Selbst wenn der Wortlaut von § 1 OEG – wie dies in der Rechtsprechung des BSG vereinzelt geschehen ist (BSG Urteil vom 16. April 2002, B 9 VG 1/01 R = BSGE 89,199 ff zitiert nach juris dort Rn 21 ff; dazu mit überzeugenden Gründen unter Hinweis auf das Verfassungsrecht kritisch Rademacker a.a.O., der zutreffend schon das Vorliegen einer für eine Analogie erforderlichen Regelungslücke bestreitet und auch auf das Urteil des BSG vom 18. Oktober 1995, AZ: 9 RVg 7/93 = SozR 3-3800 § 1 Nr. 7 zitiert nach juris hinweist) durch Analoganwendung erweitert würde – so wären dennoch die Voraussetzungen auch dieser analogen Anwendung von § 1 OEG nicht erfüllt. Auch das BSG hat nämlich in der zitierten Entscheidung einen rechtswidrigen, vorsätzlichen Angriff gegen eine Person vorausgesetzt (a.a.O. Rn 24). Das könnte hier nur der Substanzkonsum der Mutter als Angriff gegen sich selbst also nicht eine andere Person sein. Da das – hier unterstellte - Verhalten der Mutter aber - wie gezeigt – weder rechtswidrig noch rechtsfeindlich war, könnte selbst bei einer analogen Anwendung von § 1 OEG im Sinne der zitierten BSG – Rechtsprechung kein anderes Ergebnis erzielt werden.

Der unterstellte Substanzkonsum der leiblichen Mutter des Klägers kann auch nicht durch Anwendung von § 1 Abs. 2 Nr. 1 OEG zu einem Anspruch des Klägers führen. Danach steht einem tätlichen Angriff im Sinne des Abs. 1 die vorsätzliche Beibringung von Gift gleich. Auch in dieser tatbestandlichen Alternative bedürfte es einerseits der „Rechtsfeindlichkeit“ und andererseits der Vergiftung einer anderen Person. Beide tatbestandlichen Voraussetzungen werden aber in der vorliegenden Konstellation – wie gezeigt – nicht erfüllt (anderer Ansicht Heinz a.a.O. S. 137, der allerdings insoweit wenig überzeugend  unter Bezugnahme auf zivilrechtliche Kategorien umstandslos von der Rechtswidrigkeit des Handelns der Mutter ausgeht).

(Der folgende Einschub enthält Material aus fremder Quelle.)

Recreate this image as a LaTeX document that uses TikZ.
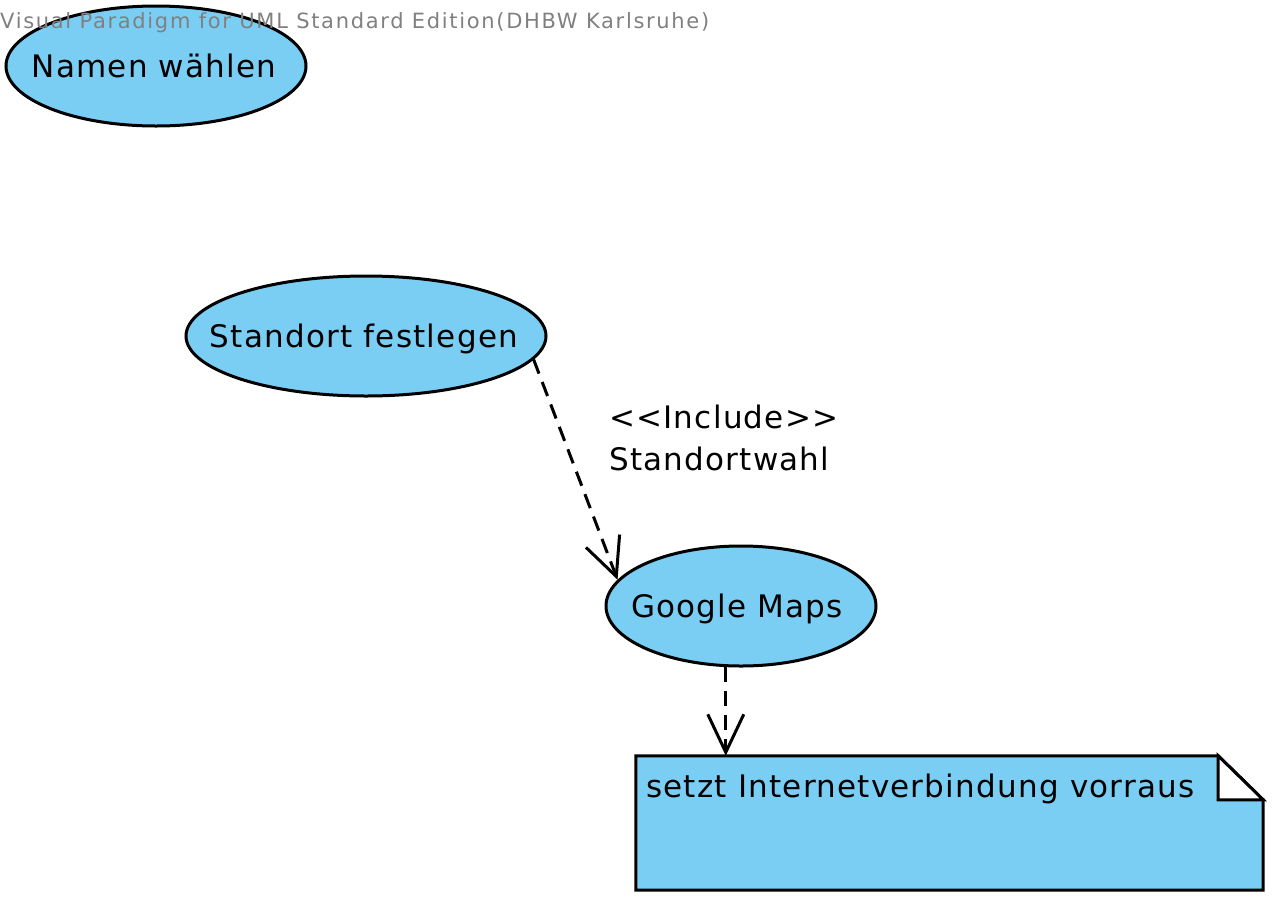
\documentclass[tikz,border=0pt]{standalone}
\usepackage{fontspec}
\newfontfamily\dv{DejaVu Sans}[LetterSpace=4]
\newfontfamily\dvwm{DejaVu Sans}[LetterSpace=8]
\usetikzlibrary{arrows.meta,shapes.geometric,calc}
\definecolor{ucfill}{RGB}{122,206,244}
\definecolor{wmgray}{RGB}{128,128,128}
\begin{document}
\begin{tikzpicture}[x=1pt,y=-1pt,
  uc/.style={ellipse,draw=black,line width=3pt,fill=ucfill,inner sep=0pt},
  uctext/.style={font=\dv\fontsize{31}{38}\selectfont,text height=22.5pt,text depth=0pt,inner sep=0pt},
  lbl/.style={font=\dv\fontsize{31}{38}\selectfont,inner sep=0pt,anchor=base west},
  dep/.style={line width=3pt,dash pattern=on 15pt off 9pt,-{Straight Barb[length=38pt,width=36pt,line width=3pt]}},
  notebox/.style={draw=black,line width=3pt,fill=ucfill,line join=miter}]
\useasboundingbox (0,0) rectangle (1278,906);
% use cases
\node[uc,minimum width=300pt,minimum height=120pt] (nw) at (156,66) {};
\node[uctext] (nwt) at (154,66) {Namen wählen};
\node[uc,minimum width=360pt,minimum height=120pt] (sf) at (366,336) {};
\node[uctext] (sft) at (364,336) {Standort festlegen};
\node[uc,minimum width=270pt,minimum height=120pt] (gm) at (741,606) {};
\node[uctext] (gmt) at (737,606) {Google Maps};
% note
\node[minimum width=627pt,minimum height=134pt,inner sep=0pt] (note) at (949.5,823) {};
\path[notebox] (note.north west) -- ($(note.north east)+(-45,0)$) -- ($(note.north east)+(0,44)$) -- (note.south east) -- (note.south west) -- cycle;
\path[draw=black,fill=white,line width=3pt,line join=miter] ($(note.north east)+(-45,0)$) -- ($(note.north east)+(0,44)$) -- ($(note.north east)+(-45,44)$) -- cycle;
\node[lbl] (notet) at (646,797) {setzt Internetverbindung vorraus};
% dependencies
\draw[dep] (sf.-8) -- (gm.168);
\draw[dep] (gm.-104) -- (gm.-104 |- note.north);
\node[lbl] (inc) at (609,428) {<{}<Include>{}>};
\node[lbl] (std) at (609,470) {Standortwahl};
% watermark
\node[font=\dvwm\fontsize{21}{25}\selectfont,text=wmgray,inner sep=0pt,anchor=base west] (wm) at (0,28) {Visual Paradigm for UML Standard Edition(DHBW Karlsruhe)};
\end{tikzpicture}
\end{document}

Die Kostenentscheidung beruht auf der Anwendung von § 193 SGG.

Anlass die Revision in Anwendung von § 160 Abs. 2 SGG zuzulassen besteht nicht. Der Senat vermag nicht zu erkennen, dass die Revision hier aus grundsätzlichen Erwägungen zuzulassen ist. Die aufgeworfenen Rechtsfragen lassen sich vielmehr – wie gezeigt - anhand der bereits ergangenen höchstrichterlichen Rechtsprechung klären.